Blog Update Pains

#Blog Stuff

Firstly, I made this blog with two key influences in mind:

I mentioned this prior in a now-deleted blog post. With that post now gone, I feel it’s best to publicly credit my influences again and this is the best post to do it in.


The reason why I made this blog is because Enshittification is ruining all the platforms out there. The only way to escape it is to have my own place online, free from the issues these platforms constantly suffer from.1

Now there’s a catch, I’m not a genius. My only experience of webdev was using Dreamweaver CS3 back in school. I knew about Static Site Generators, but I couldn’t wrap my head around them. Because of this, I always updated my blog manually with HTML like it’s still 1999, which was a nightmare.

Writing a blog post was easy, but getting it online was such an arduous task that it completely put me off writing. Something had to change. I needed to sit down and learn a Static Site Generator, or suffer.

~

I chose Hugo for one reason: everyone said it was simple and easy to learn. This was a lie. Hugo is hell to learn for the following reasons:

  • Documentation exists, but it’s nigh-incomprehensible for a newbie to digest.
  • Hugo is too versatile – there is no one way to do a task. This leads to each theme accomplishing the same thing with different methods, which doesn’t help new users figure out the best practices
  • 90% of the help out there was on closed forum posts, with the only reply being from a moderator pointing someone to the documentation with no actual explanation

I don’t want to sound like I’m slagging off the people behind Hugo, it’s a great tool but as someone new to SSGs as a whole it’s practically impossible to understand. Every time I tried learning how Hugo worked I’d end up with a debilitating stress headache and exhaust myself from failure. Each time I’d quit on the verge of tears, time and time again.

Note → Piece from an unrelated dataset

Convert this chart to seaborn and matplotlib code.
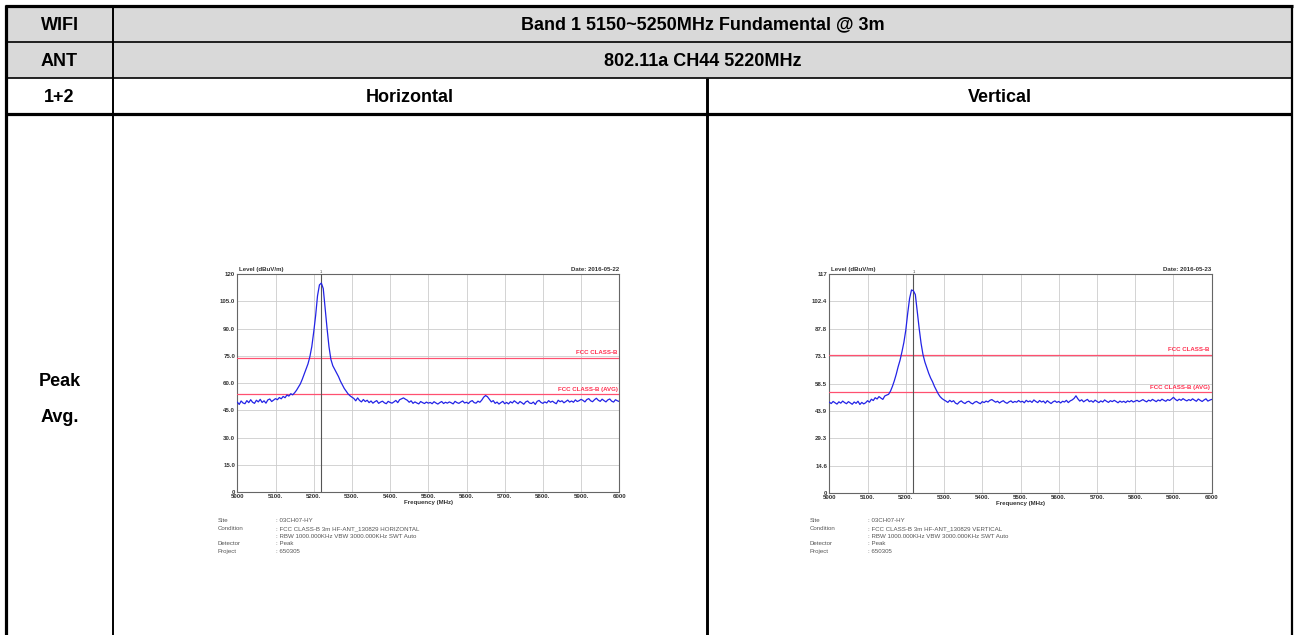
import numpy as np
import pandas as pd
import matplotlib
matplotlib.use("Agg")
import matplotlib.pyplot as plt
import seaborn as sns

# ---------------- data ----------------
freq_start, freq_stop, freq_step = 5000, 6000, 5

h_level = [
    49.5, 48.2, 50.1, 49.0, 48.6, 50.3, 49.2, 50.8, 49.4, 48.8, 50.5, 49.6, 51.0, 49.3, 50.2, 48.9, 50.7, 51.2, 49.8, 50.6, 51.4,
    50.8, 52.0, 51.3, 52.6, 51.9, 53.4, 52.8, 54.1, 53.5, 54.6,
    56.0, 57.8, 59.5, 62.0, 64.8, 67.5, 70.5, 74.5, 80.0, 88.0,
    97.0, 108.0, 114.0, 115.0, 112.0, 101.0, 90.0, 80.0, 73.0, 69.5, 67.5, 65.5, 63.5, 61.0, 59.0, 57.0, 55.5, 54.0, 53.0, 52.2,
    51.5, 50.2, 51.8, 50.4, 49.6, 50.9, 49.8, 50.5, 49.2, 50.1, 48.9, 49.7, 50.3, 48.8, 49.5, 50.0, 49.1, 48.6, 49.9, 49.3,
    48.9, 49.6, 50.4, 49.2, 50.8, 51.3, 51.8, 51.1, 50.5, 49.4, 50.2, 48.8, 49.6, 49.0, 48.5, 49.8, 49.2, 48.7, 49.5, 48.9,
    49.3, 48.6, 49.7, 49.0, 48.4, 49.2, 49.8, 48.7, 49.4, 48.9, 49.6, 49.1, 48.5, 49.9, 49.2, 48.8, 49.5, 50.1, 49.0, 49.4,
    48.7, 49.8, 50.3, 49.2, 48.9, 50.0, 49.4, 50.6, 52.2, 53.1, 52.4, 51.0, 49.6, 50.3, 48.8, 49.5, 48.4, 49.2, 49.9, 48.6,
    49.3, 48.5, 49.7, 49.0, 50.2, 49.4, 48.6, 49.8, 49.1, 48.3, 49.6, 50.1, 49.0, 48.7, 49.5, 48.2, 49.9, 50.4, 49.3, 48.8,
    49.6, 49.0, 50.3, 49.4, 50.0, 49.2, 48.6, 50.5, 49.7, 50.2, 49.1, 49.8, 50.6, 49.5, 50.1, 49.4, 50.7, 49.8, 50.3, 51.0,
    50.4, 49.6, 50.9, 51.4, 50.2, 49.7, 50.8, 51.6, 50.5, 49.9, 51.1, 50.3, 49.6, 50.7, 51.2, 50.0, 49.5, 50.8, 50.2, 49.8,
]

v_level = [
    48.6, 47.9, 49.0, 48.3, 47.6, 48.8, 48.1, 49.2, 48.4, 47.8, 48.9, 48.2, 47.5, 48.7, 48.0, 49.1, 47.4, 48.5, 47.7, 48.3, 49.4,
    48.6, 50.2, 49.5, 51.0, 50.3, 51.6, 50.8, 50.1, 51.9, 52.4,
    52.8, 54.5, 57.0, 60.0, 63.5, 67.5, 71.0, 75.5, 80.5, 87.0,
    96.0, 104.0, 108.5, 108.0, 106.0, 97.0, 88.0, 80.0, 74.0, 70.0, 67.0, 64.0, 61.5, 59.5, 57.0, 55.0, 53.0, 51.5, 50.5, 49.8,
    49.2, 48.5, 49.6, 48.8, 49.4, 48.1, 47.6, 48.7, 49.3, 48.4, 47.9, 48.8, 49.1, 48.2, 47.7, 48.6, 49.0, 48.3, 47.8, 48.9,
    48.4, 49.2, 48.7, 49.6, 50.0, 49.3, 48.6, 49.1, 48.2, 48.9, 49.4, 48.5, 48.0, 48.8, 49.3, 48.4, 49.0, 48.6, 49.5, 48.7,
    49.1, 48.3, 49.6, 48.8, 49.3, 48.5, 49.8, 49.0, 48.4, 49.5, 48.7, 49.2, 48.1, 49.4, 48.6, 47.9, 48.8, 49.3, 48.5, 49.0,
    48.2, 49.1, 48.7, 49.6, 48.4, 49.3, 49.8, 50.6, 52.0, 50.4, 49.2, 49.9, 48.8, 49.5, 50.1, 48.9, 49.4, 48.6, 49.7, 49.0,
    48.4, 49.3, 48.7, 49.8, 49.1, 48.5, 49.4, 48.9, 49.6, 49.0, 48.3, 49.2, 48.6, 49.1, 48.4, 49.3, 48.8, 49.5, 48.7, 49.2,
    49.6, 48.9, 49.4, 50.0, 49.3, 48.8, 49.7, 49.2, 50.1, 49.5, 48.9, 49.8, 49.3, 50.2, 49.6, 49.1, 50.0, 49.5, 50.3, 51.2,
    50.1, 49.4, 50.2, 49.6, 50.5, 49.8, 49.3, 50.0, 49.5, 50.4, 49.7, 49.1, 50.3, 49.6, 49.0, 49.8, 50.4, 49.2, 49.7, 50.1,
]

limit_peak = 74.0
limit_avg = 54.0
h_marker = 5218
v_marker = 5220

h_ymax = 120
v_ymax = 117
h_yticks = [0, 15, 30, 45, 60, 75, 90, 105, 120]
h_ytick_labels = ['0', '15.0', '30.0', '45.0', '60.0', '75.0', '90.0', '105.0', '120']
v_yticks = [0, 14.625, 29.25, 43.875, 58.5, 73.125, 87.75, 102.375, 117]
v_ytick_labels = ['0', '14.6', '29.3', '43.9', '58.5', '73.1', '87.8', '102.4', '117']
x_ticks = [5000, 5100, 5200, 5300, 5400, 5500, 5600, 5700, 5800, 5900, 6000]
x_tick_labels = ['5000', '5100.', '5200.', '5300.', '5400.', '5500.', '5600.', '5700.', '5800.', '5900.', '6000']

h_date = 'Date: 2016-05-22'
v_date = 'Date: 2016-05-23'
info_keys = ['Site', 'Condition', '', 'Detector', 'Project']
h_info_vals = [': 03CH07-HY', ': FCC CLASS-B 3m HF-ANT_130829 HORIZONTAL',
               ': RBW 1000.000KHz VBW 3000.000KHz SWT Auto', ': Peak', ': 650305']
v_info_vals = [': 03CH07-HY', ': FCC CLASS-B 3m HF-ANT_130829 VERTICAL',
               ': RBW 1000.000KHz VBW 3000.000KHz SWT Auto', ': Peak', ': 650305']

row_labels = ['WIFI', 'ANT', '1+2']
header_1 = 'Band 1 5150~5250MHz Fundamental @ 3m'
header_2 = '802.11a CH44 5220MHz'
col_labels = ['Horizontal', 'Vertical']
mode_labels = ['Peak', 'Avg.']

# ---------------- figure ----------------
sns.set_theme(style="white")
plt.rcParams['font.family'] = ['Liberation Sans', 'DejaVu Sans']

W, H = 1298, 635
fig = plt.figure(figsize=(W / 100, H / 100), dpi=100)

# table layer in pixel coordinates
bg = fig.add_axes([0, 0, 1, 1])
bg.set_xlim(0, W)
bg.set_ylim(H, 0)
bg.axis('off')

L, R, T = 6, 1292, 6
r1, r2, r3 = 42, 78, 114
c1, c2 = 113, 707
bg.fill_between([L, R], T, r2, color='#d9d9d9', lw=0, zorder=0)
lk = dict(color='black', solid_capstyle='butt', zorder=2)
bg.plot([L - 1.5, R + 1], [T, T], lw=2.3, **lk)
bg.plot([L, L], [T - 1.5, H], lw=2.3, **lk)
bg.plot([R, R], [T - 1.5, H], lw=1.6, **lk)
bg.plot([L, R], [r1, r1], lw=1.2, **lk)
bg.plot([L, R], [r2, r2], lw=1.2, **lk)
bg.plot([L, R], [r3, r3], lw=2.3, **lk)
bg.plot([c1, c1], [T, H], lw=1.4, **lk)
bg.plot([c2, c2], [r2, H], lw=2.1, **lk)

tk = dict(ha='center', va='center', fontsize=13, fontweight='bold', color='black')
bg.text((L + c1) / 2, (T + r1) / 2 + 1, row_labels[0], **tk)
bg.text((L + c1) / 2, (r1 + r2) / 2 + 1, row_labels[1], **tk)
bg.text((L + c1) / 2, (r2 + r3) / 2 + 1, row_labels[2], **tk)
bg.text((c1 + R) / 2, (T + r1) / 2 + 1, header_1, **tk)
bg.text((c1 + R) / 2, (r1 + r2) / 2 + 1, header_2, **tk)
bg.text((c1 + c2) / 2, (r2 + r3) / 2 + 1, col_labels[0], **tk)
bg.text((c2 + R) / 2, (r2 + r3) / 2 + 1, col_labels[1], **tk)
bg.text((L + c1) / 2, 381, mode_labels[0], **tk)
bg.text((L + c1) / 2, 418, mode_labels[1], **tk)

freqs = np.arange(freq_start, freq_stop + 1, freq_step)

panels = [
    dict(box=(237.3, 274.0, 619.3, 492.0), level=h_level, ymax=h_ymax, yt=h_yticks,
         ytl=h_ytick_labels, marker=h_marker, date=h_date, info=h_info_vals, infox=(218, 276)),
    dict(box=(829.3, 274.0, 1211.7, 493.3), level=v_level, ymax=v_ymax, yt=v_yticks,
         ytl=v_ytick_labels, marker=v_marker, date=v_date, info=v_info_vals, infox=(810, 868)),
]

small = 4.4
for p in panels:
    x0, y0, x1, y1 = p['box']
    ax = fig.add_axes([x0 / W, 1 - y1 / H, (x1 - x0) / W, (y1 - y0) / H])
    df = pd.DataFrame({'Frequency': freqs, 'Level': p['level']})
    sns.lineplot(data=df, x='Frequency', y='Level', ax=ax, color='#2323e6', lw=0.9, zorder=4)
    ax.axhline(limit_peak, color='#ff5070', lw=0.9, zorder=3)
    ax.axhline(limit_avg, color='#ff5070', lw=0.9, zorder=3)
    ax.axvline(p['marker'], color='#555555', lw=0.8, zorder=3)
    ax.text(p['marker'], p['ymax'] * 1.002, '1', fontsize=3, ha='center', va='bottom', color='#444444')
    ax.text(freq_stop - 5, limit_peak + 1.2, 'FCC CLASS-B', color='#ff3050', fontsize=small,
            fontweight='bold', ha='right', va='bottom')
    ax.text(freq_stop - 5, limit_avg + 1.2, 'FCC CLASS-B (AVG)', color='#ff3050', fontsize=small,
            fontweight='bold', ha='right', va='bottom')
    ax.set_xlim(freq_start, freq_stop)
    ax.set_ylim(0, p['ymax'])
    ax.set_xticks(x_ticks)
    ax.set_xticklabels(x_tick_labels, fontweight='bold')
    ax.set_yticks(p['yt'])
    ax.set_yticklabels(p['ytl'], fontweight='bold')
    ax.tick_params(axis='both', length=0, labelsize=small, pad=1.5, colors='#333333')
    ax.grid(True, color='#cccccc', lw=0.6)
    ax.set_xlabel('Frequency (MHz)', fontsize=small, fontweight='bold', labelpad=0.5, color='#333333')
    ax.set_ylabel('')
    for s in ax.spines.values():
        s.set_color('#666666')
        s.set_linewidth(0.8)
    ax.text(0.005, 1.01, 'Level (dBuV/m)', transform=ax.transAxes, fontsize=small,
            fontweight='bold', ha='left', va='bottom', color='#333333')
    ax.text(1.0, 1.01, p['date'], transform=ax.transAxes, fontsize=small,
            fontweight='bold', ha='right', va='bottom', color='#333333')
    kx, vx = p['infox']
    for i, (k, v) in enumerate(zip(info_keys, p['info'])):
        yy = 521 + i * 7.6
        bg.text(kx, yy, k, fontsize=small, ha='left', va='center', color='#555555')
        bg.text(vx, yy, v, fontsize=small, ha='left', va='center', color='#555555')

fig.savefig('out.png', dpi=100)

Zachary Betz has a clear tutorial for making a Hugo blog from scratch, it’s solid, but not for me. I’ve nothing against the tutorial, but I struggle with bottom-up learning with anything hands-on. If you asked me to build a house, I’d learn more from taking one apart first.

What helped me the most was Jan Raasch’s Hugo Bear Blog theme – which cleanly recreates the look of Bear Blog. I meticulously dissected it to see what each building block did. At 2am on Sunday, neck deep in the partial HTML templates, something clicked.

I became The One

Even if I couldn’t explain with words or even comprehend it, I had an innate understanding of how every piece fit together, and I had the power to rewrite everything as I saw fit. There’s no more liberating feeling than the fire of discovery. In a state of pure flow I had to pry myself away from the laptop at 6am lest I wouldn’t sleep at all. All I wanted to do was scream at the world that I finally got it.

~

Upon waking I spent the entirety the day recreating my site in Hugo, setting it up in a way that all I’d have to do to make a blog post would be to write a Markdown file and make a banner image. If I wanted to change the core layout of the page, all I have to do is change a single HTML file. I can’t state how much time this will save in the future.2

On top of that I made a few changes to how the site looks to [hopefully] make it cleaner and easier to read. I’ve ditched Open Sans for Anek Latin, we have tags now, and the site should be readable for devices which don’t support WebP. It’s not perfect, but it’s good enough for now.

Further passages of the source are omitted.